Well, here we go again.
There’s no better headlines:
Good vs. evil.
Humble vs. loudmouthed.
The well-groomed quarterback vs. the cornerback with dreads.
And, lurking just beneath the surface, the undeniable racial overtones.
We all love an enticing matchup - it doesn’t get much better than one of the greatest QBs in NFL history taking on the best pass defender in the league with a title on the line - and inevitably will take sides.
Sure, they come from diverse backgrounds. Manning is the white son of privilege, an esteemed member of the NFL’s first family along with father Archie and brother Eli. Sherman grew up in the hardscrabble African-American neighborhood of Compton, a guy who surely had more obstacles to overcome to live out his dreams.
Given Manning’s lineage and position, it shouldn’t be a surprise he would take a road to fame that’s more in line with the league’s corporate image - careful with his words, slowly but surely expanding his brand, finally feeling comfortable enough to display an endearing goofiness with appearances on “Saturday Night Live,” that delightful “Football On Your Phone” commercial and the amusing Buick ad. He’s the poster child for the NFL, for corporate America - and, by extension, white America.
“The NFL is a powerful force in our nation’s cultural landscape precisely because it has done such an excellent job in monitoring and managing its image,” said Jeff McCall, a professor of media studies at DePauw University in Indiana. “The NFL’s marketing strategy is to keep the audience focused primarily on the game and the teams, and then allow the personalities of players and coaches to shine within that framework. This allows the game to stay popular even when charismatic players come and go.”
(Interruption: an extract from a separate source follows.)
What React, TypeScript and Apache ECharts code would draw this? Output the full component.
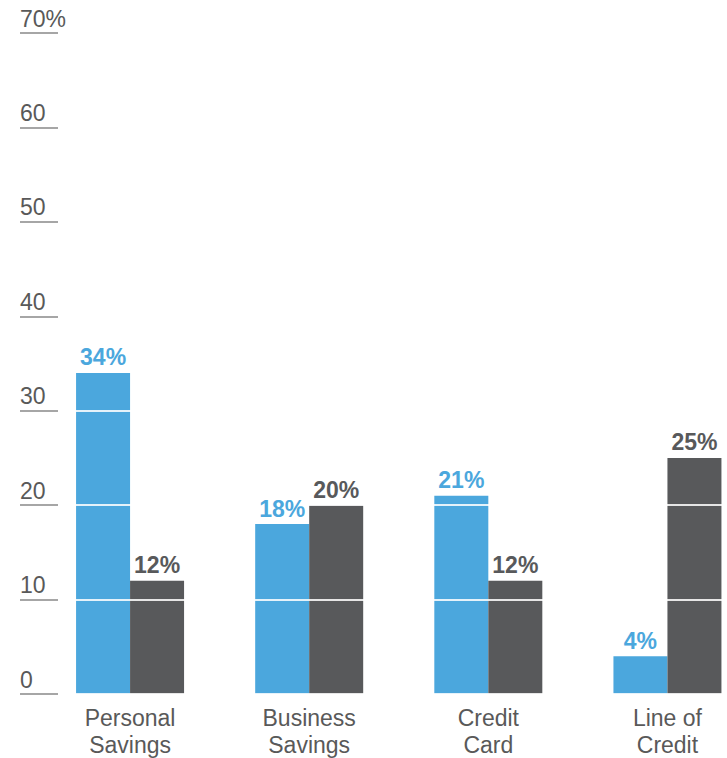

That said, it shouldn’t be a surprise that Sherman - a dozen years younger than Manning - would take a different tack in his quest for fame, one that’s very much as odds with the NFL’s buttoned-down image.
The cornerback may have graduated from Stanford with a degree in communications, but he was never going to be portrayed the same as Manning by the NFL’s marketing machine, by the folks on Madison Avenue - and, by extension, white America.
So Sherman veered toward a more in-your-face approach, epitomized by his 20-second throwdown of an interview with Fox’s Erin Andrews right after Seattle locked up the NFC championship thanks to his tipped pass in the end zone. His marketing methods may not be your cup of tea, but it has surely turned him into a household name and, in all likelihood, will lead to some off-the-field opportunities once the furor over his tasteless but ultimately harmless tirade fades away.